Tips for writing queries#

Dealing with nulls#

Cozo is strict about types. A simple query such as:

?[a] := *rel[a, b], b > 0

will throw if some of the b is null: comparisons can only be made between values of the same type. The solution is that you may decide to consider any null values to be equivalent to some default values:

?[a] := *rel[a, b], (b ~ -1) > 0

here ~ is the coalesce operator. The parentheses are not necessary, but it reads better this way.

You can also check for null explicitly:

?[a] := *rel[a, b], if(is_null(b), false, b > 0)

cond is also helpful in this case.

How to join relations#

Suppose we have the following relation:

:create friend {fr, to}

Let’s say we want to find Alice’s friends’ friends’ friends’ friends’ friends. One way to write this is:

?[who] := *friends{fr: 'Alice', to: f1},
          *friends{fr: f1, to: f2},
          *friends{fr: f2, to: f3},
          *friends{fr: f3, to: f4},
          *friends{fr: f4, to: who}

Another way is:

f1[who] := *friends{fr: 'Alice', to: who}
f2[who] := f1[fr], *friends{fr, to: who}
f3[who] := f2[fr], *friends{fr, to: who}
f4[who] := f3[fr], *friends{fr, to: who}
?[who] := f4[fr], *friends{fr, to: who}

These two queries yield identical values. But on real networks, where loops abound, the second way of writing executes exponentially faster than the first. Why? Because of set semantics in relations, the second way of writing deduplicates at every turn, whereas the first way of writing builds up all paths to the final layer of friends.
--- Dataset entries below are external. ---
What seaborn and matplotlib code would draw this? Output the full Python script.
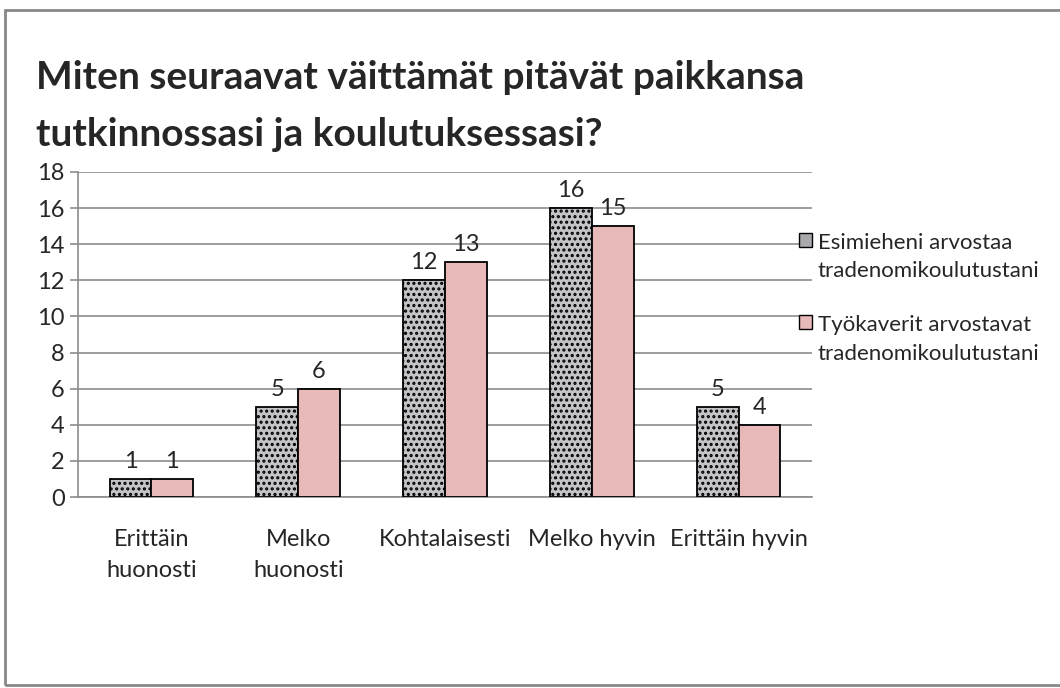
import numpy as np
import pandas as pd
import seaborn as sb
import matplotlib.pyplot as plt
from matplotlib.patches import Rectangle

categories = ["Erittäin\nhuonosti", "Melko\nhuonosti", "Kohtalaisesti", "Melko hyvin", "Erittäin hyvin"]
series_names = ["Esimieheni arvostaa\ntradenomikoulutustani", "Työkaverit arvostavat\ntradenomikoulutustani"]
esimies = [1, 5, 12, 16, 5]
tyokaverit = [1, 6, 13, 15, 4]
title = "Miten seuraavat väittämät pitävät paikkansa\ntutkinnossasi ja koulutuksessasi?"

df = pd.DataFrame({
    "kategoria": categories * 2,
    "sarja": [series_names[0]] * 5 + [series_names[1]] * 5,
    "arvo": esimies + tyokaverit,
})

sb.set_style("white")
plt.rcParams['font.family'] = ['Lato', 'DejaVu Sans']
plt.rcParams['hatch.color'] = '#4a4a4a'
plt.rcParams['hatch.linewidth'] = 1.5

fig = plt.figure(figsize=(10.6, 6.88), dpi=100)
ax = fig.add_axes([78/1060, 1-497/688, (812-78)/1060, (497-172)/688])

cols = ["#a9a9ad", "#e8b9b9"]
sb.barplot(data=df, x="kategoria", y="arvo", hue="sarja", palette=cols,
           width=0.57, edgecolor="black", linewidth=1.3, ax=ax, saturation=1, zorder=3)

# granite-like look for first series
for p in ax.containers[0]:
    p.set_hatch("...")
    p.set_facecolor("#c4c4c8")

for c in ax.containers:
    ax.bar_label(c, fontsize=17, padding=5)

ax.set_ylim(0, 18)
ax.set_yticks(range(0, 19, 2))
ax.set_xlim(-0.5, 4.5)
ax.grid(axis="y", color="#8c8c8c", linewidth=1.2, zorder=0)
ax.set_axisbelow(True)
for s in ["top", "right"]:
    ax.spines[s].set_visible(False)
for s in ["left", "bottom"]:
    ax.spines[s].set_color("#8c8c8c")
    ax.spines[s].set_linewidth(1.2)

ax.set_xticks(np.arange(5))
ax.set_xticklabels(categories, fontsize=17, linespacing=1.6)
ax.tick_params(axis="x", length=0, pad=23)
ax.set_xticks(np.arange(-0.5, 5, 1), minor=True)
ax.tick_params(axis="x", which="minor", length=8, color="#8c8c8c", width=1.2, direction="out")
ax.tick_params(axis="y", labelsize=17, length=6, color="#8c8c8c", width=1.2, left=True, direction="out")
ax.set_xlabel("")
ax.set_ylabel("")

leg = ax.legend(loc="upper left", bbox_to_anchor=(0.955, 0.875), frameon=False, fontsize=16,
                handlelength=0.6, handleheight=0.6, handletextpad=0.25, labelspacing=1.5)
for t in leg.get_texts():
    t.set_linespacing(1.55)
for h in leg.legend_handles:
    h.set_edgecolor("black")
    h.set_linewidth(1.0)
# square next to the first line of each entry
for col in leg._legend_handle_box.get_children():
    for row in col.get_children():
        row.align = "top"

fig.text(36/1060, 1-60/688, title, fontsize=28, fontweight="bold", va="top", ha="left", linespacing=1.75)

fig.patches.append(Rectangle((5/1060, 0.005), 1.0, 1-10/688-0.005, transform=fig.transFigure,
                             fill=False, edgecolor="#888888", linewidth=2))

fig.savefig("out.png", dpi=100)
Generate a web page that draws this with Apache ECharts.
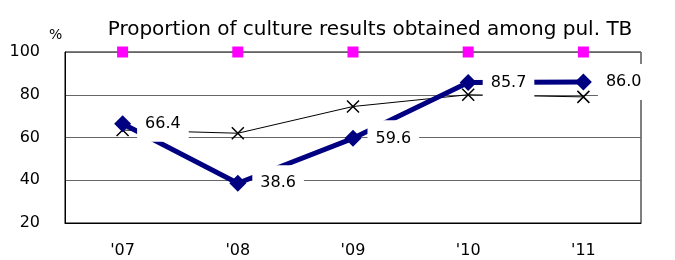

In fact, even if there are no duplicates, the second version may still be faster, because in Cozo rules run in parallel whenever allowed by semantics and available resources.

The moral of the story is, always prefer to break your query into smaller rules. It usually reads better, and unlike in some other databases, it almost always executes faster in Cozo as well. But for this particular case, in which the query is largely recursive, prefer to make it a recursive relation:

f_n[who, min(layer)] := *friends{fr: 'Alice', to: who}, layer = 1
f_n[who, min(layer)] := f_n[fr, last_layer], *friends{fr, to: who}, layer = last_layer + 1, layer <= 5
?[who] := f_n[who, 5]

The condition layer <= 5 is necessary to ensure termination.

Are there any situations where the first way of writing is acceptable? Yes:

?[who] := *friends{fr: 'Alice', to: f1},
          *friends{fr: f1, to: f2},
          *friends{fr: f2, to: f3},
          *friends{fr: f3, to: f4},
          *friends{fr: f4, to: who}
:limit 1

in this case, we stop at the first path, and this way of writing avoids the overhead of multiple rules and is perhaps very slightly faster.

Also, if you want to count the different paths, you must write:

?[count(who)] := *friends{fr: 'Alice', to: f1},
                 *friends{fr: f1, to: f2},
                 *friends{fr: f2, to: f3},
                 *friends{fr: f3, to: f4},
                 *friends{fr: f4, to: who}

The multiple-rules way of writing gives wrong results due to set semantics. Due to the presence of the aggregation count, this query only keeps a single path in memory at any instant, so it won’t blow up your memory even on web-scale data.